I have said elsewhere that the more accurate way of defining Original Sin is to say that we are damned if we do and damned if we don’t. Doing no harm has never been an option. Doing causes harm. Being causes harm. Doing can heal. Being can heal. It is never one or the other but always both together.
I am going to stop doing now and try to be (technically one cannot try to be) by breathing and quieting my thoughts. For many, this article would have gone down easier if I had named it, “The importance of meditation” but such a title urges you to do something and converts being into an exercise. So to all I say “stay home if you can,” “go to work if you have to” but by all means try to “be” more because no matter what you are doing, something or nothing, we humans do better when we learn to be better.
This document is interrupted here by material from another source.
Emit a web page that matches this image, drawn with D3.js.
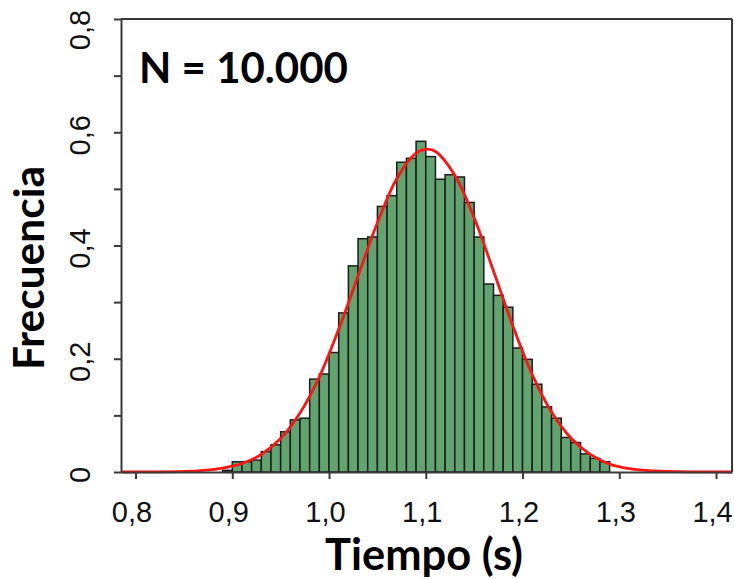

Nicely put, John, particularly your closing lines. I have commented to members of my congregations “that we are not meeting for this brief time precisely because we support life, and we love one another too much to endanger any one of us.” Thus we choose to be a community of love by not coming together as a community, for this time. What we shall be when we are able to gather will not be the same, for sure. But sometimes the harm done by being or doing (as you are placing the terms) can give rise to new modes of being and doing that would not have been or done without the being or doing of the thing that was perceived as being harmful.
Thank you Craig. We often think in similar ways.